Top Iranian officials said Sunday they suspected British involvement in a double bomb attack in the ethnic-Arab dominated city of Ahvaz, despite furious denials and condemnation of the attacks from London.
Two bombs exploded outside a crowded market late Saturday in Ahvaz, capital of the oil-rich Khuzestan province adjacent to British-occupied southern Iraq.

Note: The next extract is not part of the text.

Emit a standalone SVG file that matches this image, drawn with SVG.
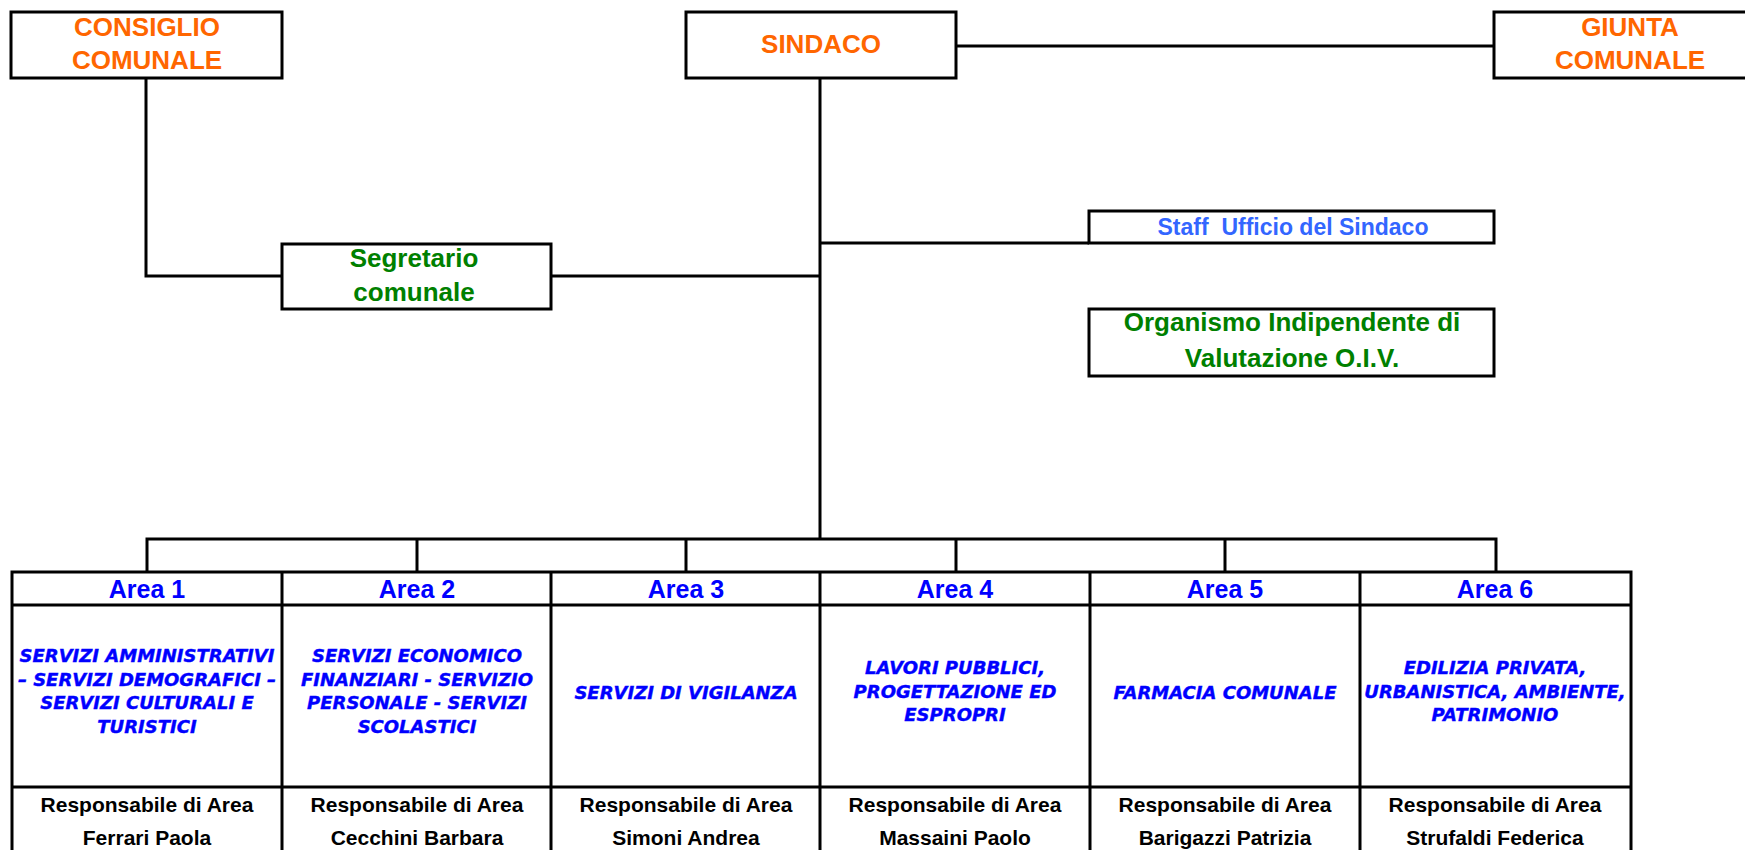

Five people were killed and more than 100 injured, according to the latest official toll.
"Since there are British troops present alongside our border, there is a concern over their involvement in the explosions in Ahvaz," Alaeddin Borujerdi, the head of the Iranian parliament's foreign policy commission, told the student news agency ISNA.
"We have information on their previous involvement in the unrest in Khuzestan," he was quoted as saying, even though the British embassy in Tehran had quickly moved to condemn the attacks and deny any involvement.
"The explosions in Ahvaz had a British accent," the head of Iran's Basij volunteer militia, Brigadier General Mohammad Hejazi, was quoted as saying by ISNA. "It's a conspiracy," Hejazi alleged.
Iran's Interior Minister Mostafa Pour-Mohammadi also told ISNA that "usually this kind of insecurity comes from the other side of the border and is guided from there."
And Deputy Interior Minister Mohammad Hossein Mousapour told the Mehr news agency that "most probably those involved in the explosion were British agents who were involved in the previous incidents in Ahvaz and Khuzestan."
The blasts occurred shortly before dusk when shoppers crowd commercial areas to buy food for iftar - or the breaking of the daily fast during the Muslim holy month of Ramadan.
The province has been hit by a wave of unrest this year, including riots in April and a series of car bombings prior to Iran's presidential elections in June. Iranian hard-liners have already alleged a British link to the simmering unrest.